Dans le petit village d'Uttwiller, à 40 kilomètres au nord de Strasbourg, un corps de ferme au colombage en chêne retrouve son lustre d'antan: ses propriétaires rénovent cette maison alsacienne, espérant bénéficier d'un fonds de sauvegarde récemment créé.
Cette ferme typique, avec ses pans de bois apparents et ses piliers en grès rose, date pour sa plus ancienne partie de 1810.
La façade, longue de près de 30 mètres, est en partie cachée par des échafaudages mais on peut y lire les noms de ceux qui y habitaient il y a deux siècles: Johannes et Catarina.
"On essaye de lui redonner l'aspect qu'elle avait lorsqu'elle a été construite", explique François Trevisan, 37 ans, en supervisant les travaux du bâtiment acheté il y a 12 ans.
Cadre dans l'agroalimentaire, cet Alsacien voulait absolument une demeure traditionnelle: "Ce sont des maisons agréables, fraiches en été, chaudes en hiver, avec une esthétique typique. Ce sont plus des oeuvres d'art qu'autre chose".
Mais rénover une oeuvre d'art a un coût, estimé pour ce chantier à 150.000 euros. Alors le père de famille a demandé un coup de pouce financier à la Communauté européenne d'Alsace (CEA, fusion des conseils départementaux du Haut et du Bas-Rhin), qui a lancé en janvier un fonds de sauvegarde des maisons alsaciennes.
Objectif: inciter à rénover dans les règles de l'art, en finançant jusqu'à 20% du montant des travaux, pour une somme maximum de 40.000 euros.
Queue de castor
Avec ce fonds, dont ont déjà bénéficié une centaine de projets, "on est en train d'endiguer un désastre annoncé", explique Sabine Drexler, conseillère d'Alsace et vice-présidente de la Commission culture, en charge de la maison alsacienne.
Faute d'entretien ou d'argent, "plus de 300 maisons typiques disparaissent chaque année", se désole-t-elle.
Quant aux propriétaires qui tentent de rénover à moindre coût, ils commettent parfois des erreurs irréversibles.
"Les gens pensent bien faire et apposent en masse du polystyrène sur ce type de maisons, que ce soit des maisons à pan de bois ou en pierre, qui ont besoin de respirer", explique Mme Drexler. "Le problème c'est qu'il y a une méconnaissance des techniques adaptées, car elles existent, il suffit d'informer les gens."
A Uttwiller, François Trevisan confirme: "Il faut trouver les bons artisans qui travaillent avec les bons matériaux".
Perché sur un échafaudage, Steeve Faller, visage rougi par la poussière, pose des Biberschwanz, des tuiles "en queue de castor" fabriquées à 45 kilomètres de là, à Niderwiller.
L'artisan de 44 ans travaille dans l'entreprise Brenner tradition, spécialisée dans la restauration de maisons à colombages, et constate qu'il y a "de plus en plus de personnes intéressées par la rénovation de bâtis anciens".
Tradition et confort
Si de précédentes générations estimaient que ces maisons "faisaient partie du passé" et recherchaient plutôt "la modernité, le confort", aujourd'hui "ce sont surtout les jeunes qui sont intéressés... Et les vrais passionnés", compare M. Faller.
L'artisan l'assure: tradition et confort ne sont plus incompatibles.

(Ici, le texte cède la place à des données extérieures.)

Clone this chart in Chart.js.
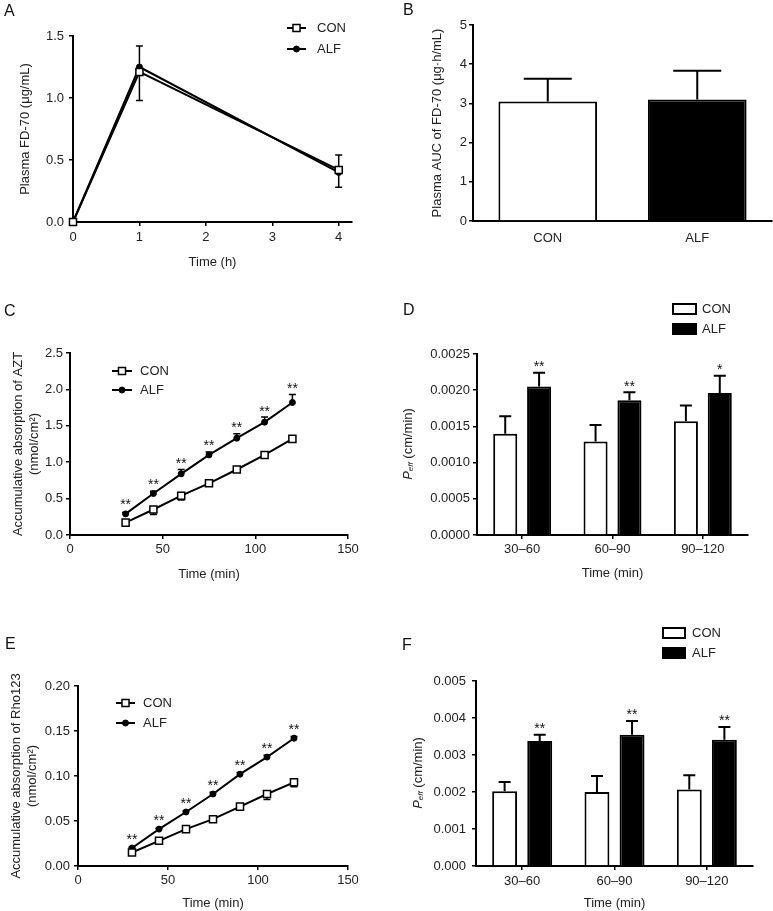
<!DOCTYPE html>
<html>
<head>
<meta charset="utf-8">
<script src="https://cdn.jsdelivr.net/npm/chart.js@4.4.1/dist/chart.umd.min.js"></script>
<style>
body { margin: 0; background: #fff; }
#wrap { position: relative; width: 773px; height: 911px; background: #fff; }
canvas { position: absolute; }
</style>
</head>
<body>
<div id="wrap">
<canvas id="chartA" width="390" height="290" style="left:0;top:0"></canvas>
<canvas id="chartB" width="383" height="290" style="left:390px;top:0"></canvas>
<canvas id="chartC" width="390" height="300" style="left:0;top:300px"></canvas>
<canvas id="chartD" width="383" height="300" style="left:390px;top:300px"></canvas>
<canvas id="chartE" width="390" height="311" style="left:0;top:600px"></canvas>
<canvas id="chartF" width="383" height="311" style="left:390px;top:600px"></canvas>
</div>
<script>
// ---- data ----

// A: plasma FD-70 over time
var timeA = [0, 1, 4];
var conA = [0, 1.21, 0.42];
var conAErr = [0, 0.23, 0.14];
var alfA = [0, 1.25, 0.40];
var alfAErr = [0, 0.17, 0.14];
var xTicksA = [0, 1, 2, 3, 4];
var yTicksA = [0, 0.5, 1.0, 1.5];

// B: plasma AUC
var groupsB = ['CON', 'ALF'];
var aucB = [3.05, 3.10];
var aucBErr = [0.58, 0.73];
var yTicksB = [0, 1, 2, 3, 4, 5];

// C: accumulative absorption of AZT
var timeC = [30, 45, 60, 75, 90, 105, 120];
var conC = [0.17, 0.35, 0.54, 0.71, 0.90, 1.10, 1.32];
var conCErr = [0.02, 0.07, 0.06, 0.03, 0.03, 0.03, 0.03];
var alfC = [0.29, 0.57, 0.84, 1.10, 1.33, 1.55, 1.82];
var alfCErr = [0.02, 0.03, 0.06, 0.04, 0.06, 0.07, 0.11];
var starsC = ['**', '**', '**', '**', '**', '**', '**'];
var xTicksC = [0, 50, 100, 150];
var yTicksC = [0, 0.5, 1.0, 1.5, 2.0, 2.5];

// D: Peff of AZT
var periodsD = ['30–60', '60–90', '90–120'];
var conD = [0.00140, 0.00129, 0.00157];
var conDErr = [0.00024, 0.00023, 0.00022];
var alfD = [0.00205, 0.00186, 0.00196];
var alfDErr = [0.00019, 0.00011, 0.00024];
var starsD = ['**', '**', '*'];
var yTicksD = [0, 0.0005, 0.0010, 0.0015, 0.0020, 0.0025];

// E: accumulative absorption of Rho123
var timeE = [30, 45, 60, 75, 90, 105, 120];
var conE = [0.015, 0.028, 0.041, 0.052, 0.066, 0.080, 0.093];
var conEErr = [0.001, 0.001, 0.002, 0.003, 0.003, 0.006, 0.005];
var alfE = [0.020, 0.041, 0.060, 0.080, 0.102, 0.121, 0.142];
var alfEErr = [0.001, 0.001, 0.001, 0.002, 0.002, 0.002, 0.002];
var starsE = ['**', '**', '**', '**', '**', '**', '**'];
var xTicksE = [0, 50, 100, 150];
var yTicksE = [0, 0.05, 0.10, 0.15, 0.20];

// F: Peff of Rho123
var periodsF = ['30–60', '60–90', '90–120'];
var conF = [0.00202, 0.00200, 0.00207];
var conFErr = [0.00025, 0.00043, 0.00038];
var alfF = [0.00338, 0.00355, 0.00341];
var alfFErr = [0.00017, 0.00037, 0.00035];
var starsF = ['**', '**', '**'];
var yTicksF = [0, 0.001, 0.002, 0.003, 0.004, 0.005];


var FONT = "'Liberation Sans', Arial, Helvetica, sans-serif";
Chart.defaults.font.family = FONT;
Chart.defaults.font.size = 13;
Chart.defaults.color = '#222';

function valueOf(d) {
	return (d !== null && typeof d === 'object') ? d.y : d;
}

// error bars, stars, panel letter, legend and the P_eff title
var extras = {
	id: 'extras',
	beforeDatasetsDraw: function(chart, args, o) {
		var ctx = chart.ctx;
		var ys = chart.scales.y;
		ctx.save();
		ctx.strokeStyle = '#000';
		ctx.lineWidth = o.errWidth;
		chart.data.datasets.forEach(function(ds, i) {
			if (!ds.errors) return;
			chart.getDatasetMeta(i).data.forEach(function(el, j) {
				var e = ds.errors[j];
				if (!e) return;
				var v = valueOf(ds.data[j]);
				var y0 = ys.getPixelForValue(v);
				var y1 = ys.getPixelForValue(v + ds.errDir * e);
				ctx.beginPath();
				ctx.moveTo(el.x, y0);
				ctx.lineTo(el.x, y1);
				ctx.moveTo(el.x - o.cap, y1);
				ctx.lineTo(el.x + o.cap, y1);
				ctx.stroke();
			});
		});
		ctx.restore();
	},
	afterDraw: function(chart, args, o) {
		var ctx = chart.ctx;
		ctx.save();

		// panel letter
		ctx.fillStyle = '#111';
		ctx.font = '16px ' + FONT;
		ctx.textAlign = 'left';
		ctx.textBaseline = 'alphabetic';
		ctx.fillText(o.letter, o.letterX, o.letterY);

		// significance stars above ALF
		if (o.stars) {
			var ds = chart.data.datasets[1];
			var ys = chart.scales.y;
			ctx.font = '14px ' + FONT;
			ctx.textAlign = 'center';
			chart.getDatasetMeta(1).data.forEach(function(el, j) {
				if (!o.stars[j]) return;
				var v = valueOf(ds.data[j]);
				var top = Math.min(ys.getPixelForValue(v + ds.errors[j]), el.y - o.starGap);
				ctx.fillText(o.stars[j], el.x, top - 1.5);
			});
		}

		// legend
		if (o.legend) {
			var L = o.legend;
			chart.data.datasets.forEach(function(ds, i) {
				var y = L.y[i];
				if (L.kind === 'line') {
					ctx.strokeStyle = '#000';
					ctx.lineWidth = 2;
					ctx.beginPath();
					ctx.moveTo(L.x1, y);
					ctx.lineTo(L.x2, y);
					ctx.stroke();
					var cx = (L.x1 + L.x2) / 2;
					ctx.fillStyle = ds.pointBackgroundColor;
					ctx.lineWidth = ds.pointBorderWidth;
					ctx.beginPath();
					if (ds.pointStyle === 'rect') {
						var s = Math.SQRT1_2 * ds.pointRadius;
						ctx.rect(cx - s, y - s, 2 * s, 2 * s);
					} else {
						ctx.arc(cx, y, ds.pointRadius, 0, Math.PI * 2);
					}
					ctx.fill();
					ctx.stroke();
				} else {
					ctx.fillStyle = ds.backgroundColor;
					ctx.fillRect(L.x1, y - L.h / 2, L.w, L.h);
					ctx.strokeStyle = '#000';
					ctx.lineWidth = 2;
					ctx.strokeRect(L.x1, y - L.h / 2, L.w, L.h);
				}
				ctx.fillStyle = '#222';
				ctx.font = '13px ' + FONT;
				ctx.textAlign = 'left';
				ctx.textBaseline = 'middle';
				ctx.fillText(ds.label, L.tx, y);
			});
		}

		// y title with subscript: P_eff (cm/min)
		if (o.peff) {
			var parts = [
				{t: 'P', f: 'italic 13px ' + FONT, dy: 0},
				{t: 'eff', f: 'italic 8px ' + FONT, dy: 3},
				{t: ' (cm/min)', f: '13px ' + FONT, dy: 0}
			];
			var total = 0;
			parts.forEach(function(p) { ctx.font = p.f; p.w = ctx.measureText(p.t).width; total += p.w; });
			ctx.translate(o.peff.x, o.peff.y);
			ctx.rotate(-Math.PI / 2);
			ctx.fillStyle = '#222';
			ctx.textAlign = 'left';
			ctx.textBaseline = 'middle';
			var px = -total / 2;
			parts.forEach(function(p) {
				ctx.font = p.f;
				ctx.fillText(p.t, px, p.dy);
				px += p.w;
			});
		}
		ctx.restore();
	}
};

function categoryLabel(v) {
	return this.getLabelForValue(v);
}

function axis(o) {
	return {
		type: o.type || 'linear',
		min: o.min,
		max: o.max,
		offset: o.type === 'category',
		border: {display: true, color: '#000', width: 2},
		grid: {drawOnChartArea: false, drawTicks: !o.noTicks, tickLength: 4, color: '#000', lineWidth: 1.5, offset: false},
		ticks: {padding: o.pad, autoSkip: false, maxRotation: 0, minRotation: 0, color: '#222', font: {size: 13},
			callback: o.fmt || categoryLabel},
		title: o.title ? {display: true, text: o.title, color: '#222', font: {size: 13}, padding: o.titlePad} : {display: false},
		afterBuildTicks: o.ticks ? function(s) { s.ticks = o.ticks.map(function(v) { return {value: v}; }); } : undefined,
		afterFit: function(s) {
			if (o.w) s.width = o.w;
			if (o.h) s.height = o.h;
		}
	};
}

function lineSet(label, xs, ys, errs, dir, square) {
	return {
		label: label,
		data: xs.map(function(x, i) { return {x: x, y: ys[i]}; }),
		errors: errs,
		errDir: dir,
		borderColor: '#000',
		borderWidth: 2,
		pointStyle: square ? 'rect' : 'circle',
		pointRadius: square ? 5 : 3,
		pointBackgroundColor: square ? '#fff' : '#000',
		pointBorderColor: '#000',
		pointBorderWidth: square ? 1.5 : 1,
		tension: 0,
		clip: false
	};
}

function barSet(label, vals, errs, fill, bp, cp) {
	return {
		label: label,
		data: vals,
		errors: errs,
		errDir: 1,
		backgroundColor: fill,
		borderColor: '#000',
		borderWidth: 2,
		borderSkipped: 'start',
		barPercentage: bp,
		categoryPercentage: cp
	};
}

function baseOptions(pad, scales, ex) {
	return {
		responsive: false,
		animation: false,
		devicePixelRatio: 1,
		layout: {padding: pad},
		scales: scales,
		plugins: {legend: {display: false}, tooltip: {enabled: false}, extras: ex}
	};
}

function fmt(d) {
	return function(v) { return Number(v).toFixed(d); };
}


// A
new Chart(document.getElementById('chartA'), {
	type: 'line',
	data: {datasets: [
		lineSet('CON', timeA, conA, conAErr, -1, true),
		lineSet('ALF', timeA, alfA, alfAErr, 1, false)
	]},
	options: baseOptions({left: 0, top: 36, right: 38, bottom: 0}, {
		x: axis({min: 0, max: 4.2, ticks: xTicksA, fmt: fmt(0), pad: 4, h: 68, title: 'Time (h)', titlePad: {top: 0, bottom: 20}}),
		y: axis({min: 0, max: 1.5, ticks: yTicksA, fmt: fmt(1), pad: 5, w: 73, title: 'Plasma FD-70 (μg/mL)', titlePad: {top: 18, bottom: 0}})
	}, {letter: 'A', letterX: 4, letterY: 16, cap: 3.5, errWidth: 1.5,
		legend: {kind: 'line', x1: 287, x2: 306, tx: 317, y: [28, 49]}}),
	plugins: [extras]
});

// B
new Chart(document.getElementById('chartB'), {
	type: 'bar',
	data: {labels: groupsB, datasets: [
		barSet('AUC', aucB, aucBErr, ['#fff', '#000'], 0.66, 1)
	]},
	options: baseOptions({left: 0, top: 25, right: 1, bottom: 0}, {
		x: axis({type: 'category', noTicks: true, pad: 10, h: 69}),
		y: axis({min: 0, max: 5, ticks: yTicksB, fmt: fmt(0), pad: 2, w: 83, title: 'Plasma AUC of FD-70 (μg·h/mL)', titlePad: {top: 40, bottom: 0}})
	}, {letter: 'B', letterX: 13, letterY: 15, cap: 24, errWidth: 2}),
	plugins: [extras]
});

// C
new Chart(document.getElementById('chartC'), {
	type: 'line',
	data: {datasets: [
		lineSet('CON', timeC, conC, conCErr, -1, true),
		lineSet('ALF', timeC, alfC, alfCErr, 1, false)
	]},
	options: baseOptions({left: 0, top: 53, right: 42, bottom: 0}, {
		x: axis({min: 0, max: 150, ticks: xTicksC, fmt: fmt(0), pad: 3, h: 65, title: 'Time (min)', titlePad: {top: 0, bottom: 18}}),
		y: axis({min: 0, max: 2.5, ticks: yTicksC, fmt: fmt(1), pad: 3, w: 70, title: ['Accumulative absorption of AZT', '(nmol/cm²)'], titlePad: {top: 11, bottom: 0}})
	}, {letter: 'C', letterX: 4, letterY: 16, cap: 3.5, errWidth: 1.5, stars: starsC, starGap: 3,
		legend: {kind: 'line', x1: 112, x2: 132, tx: 140, y: [71, 90]}}),
	plugins: [extras]
});

// D
new Chart(document.getElementById('chartD'), {
	type: 'bar',
	data: {labels: periodsD, datasets: [
		barSet('CON', conD, conDErr, '#fff', 0.71, 0.75),
		barSet('ALF', alfD, alfDErr, '#000', 0.71, 0.75)
	]},
	options: baseOptions({left: 0, top: 54, right: 25, bottom: 0}, {
		x: axis({type: 'category', pad: 3, h: 65, title: 'Time (min)', titlePad: {top: 0, bottom: 19}}),
		y: axis({min: 0, max: 0.0025, ticks: yTicksD, fmt: fmt(4), pad: 3, w: 87})
	}, {letter: 'D', letterX: 13, letterY: 15, cap: 6, errWidth: 2, stars: starsD, starGap: 0,
		legend: {kind: 'box', x1: 283, w: 23, h: 10, tx: 312, y: [9, 29]},
		peff: {x: 18, y: 144}}),
	plugins: [extras]
});

// E
new Chart(document.getElementById('chartE'), {
	type: 'line',
	data: {datasets: [
		lineSet('CON', timeE, conE, conEErr, -1, true),
		lineSet('ALF', timeE, alfE, alfEErr, 1, false)
	]},
	options: baseOptions({left: 0, top: 86, right: 42, bottom: 0}, {
		x: axis({min: 0, max: 150, ticks: xTicksE, fmt: fmt(0), pad: 3, h: 45, title: 'Time (min)', titlePad: {top: 0, bottom: 0}}),
		y: axis({min: 0, max: 0.2, ticks: yTicksE, fmt: fmt(2), pad: 4, w: 78, title: ['Accumulative absorption of Rho123', '(nmol/cm²)'], titlePad: {top: 9, bottom: 0}})
	}, {letter: 'E', letterX: 5, letterY: 49, cap: 3.5, errWidth: 1.5, stars: starsE, starGap: 3,
		legend: {kind: 'line', x1: 116, x2: 135, tx: 143, y: [103, 123]}}),
	plugins: [extras]
});

// F
new Chart(document.getElementById('chartF'), {
	type: 'bar',
	data: {labels: periodsF, datasets: [
		barSet('CON', conF, conFErr, '#fff', 0.71, 0.76),
		barSet('ALF', alfF, alfFErr, '#000', 0.71, 0.76)
	]},
	options: baseOptions({left: 0, top: 81, right: 20, bottom: 0}, {
		x: axis({type: 'category', pad: 4, h: 45, title: 'Time (min)', titlePad: {top: 0, bottom: 0}}),
		y: axis({min: 0, max: 0.005, ticks: yTicksF, fmt: fmt(3), pad: 6, w: 86})
	}, {letter: 'F', letterX: 12, letterY: 50, cap: 6, errWidth: 2, stars: starsF, starGap: 0,
		legend: {kind: 'box', x1: 273, w: 22, h: 10, tx: 302, y: [33, 53]},
		peff: {x: 28, y: 173}}),
	plugins: [extras]
});
</script>
</body>
</html>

En isolant avec des matériaux comme le terre-paille ou le chaux-chanvre, "la maison alsacienne n'est plus une passoire thermique".
Elle a même de nombreux avantages, dont "son adaptabilité aux mouvements du terrain".
Son style unique séduit depuis longtemps les amoureux du patrimoine.
"Il a toujours dit qu'il voulait une maison alsacienne, il en a trouvé une", dit Cyrille Trevisan, 65 ans, à propos de son fils.
Retraité, il participe aux travaux. "Plus je suis là, plus je me dis que c'est pas mal du tout... mais c'est du boulot !".
"Beaucoup de gens nous ont pris pour des fous mais je ne regrette pas", assure François Trevisan.
"Nous, ça nous rend triste de voir des maisons alsaciennes soit détruites, soit visuellement dégradées. On a la chance d'avoir une région touristique, qui est connue pour son architecture. Aujourd'hui, la valeur de notre région, on essaie de la défendre aussi au travers de la préservation de cette architecture."